Ora, considerando la scientificità del rapporto elaborato, è facile notare che l’impianto di realtà che costituiscono la Pubblica amministrazione non è in linea con gli standard europei e, pertanto, siamo indietro come sostiene il ministro della Difesa. “Non si può pensare di fare politiche nuove e diverse se nei posti chiave tieni funzionari che hanno mentalità vecchie” e aggiungo, riluttanti all’adozione dei nuovi linguaggi e non pronti a sposare i nuovi processi della società iperconnessa, con le conseguenti ricadute sul sistema Pa e, quindi, sul cittadino/utente.
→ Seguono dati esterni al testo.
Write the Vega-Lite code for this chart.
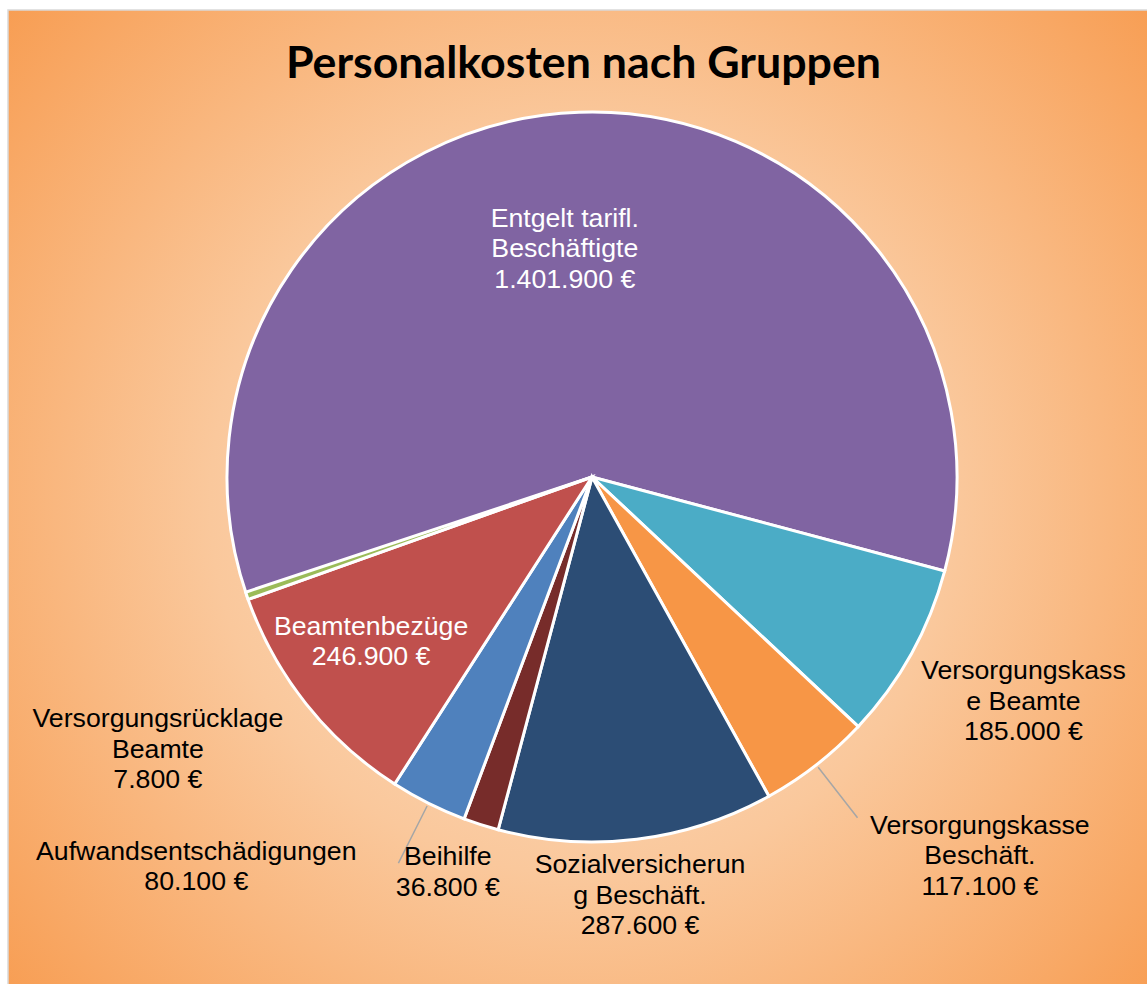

Anche nella Difesa avviene ciò e proprio la Difesa, come spesso accaduto in passato, può rappresentare, oggigiorno, il kick off di una transizione digitale per l’intera infrastruttura pubblica. Partendo, ad esempio, dall’importanza della multidisciplinarietà negli organigrammi, da una nuova docimologia e dal coinvolgimento delle università grazie anche al ruolo strategico del Casd. Esattamente come accade nei Paesi membri del Patto Atlantico e, soprattutto, in quelli scandinavi dove, difatti, il Digital Public Administration Factsheet riporta risultati straordinari anche in virtù di una lunga e fattiva collaborazione tra università e difesa. Basta pensare, inoltre, ai centri di eccellenza della Nato in cui le università rappresentano l’elemento catalizzatore nella realizzazione dei cambiamenti e nella divulgazione all’uso dei nuovi strumenti.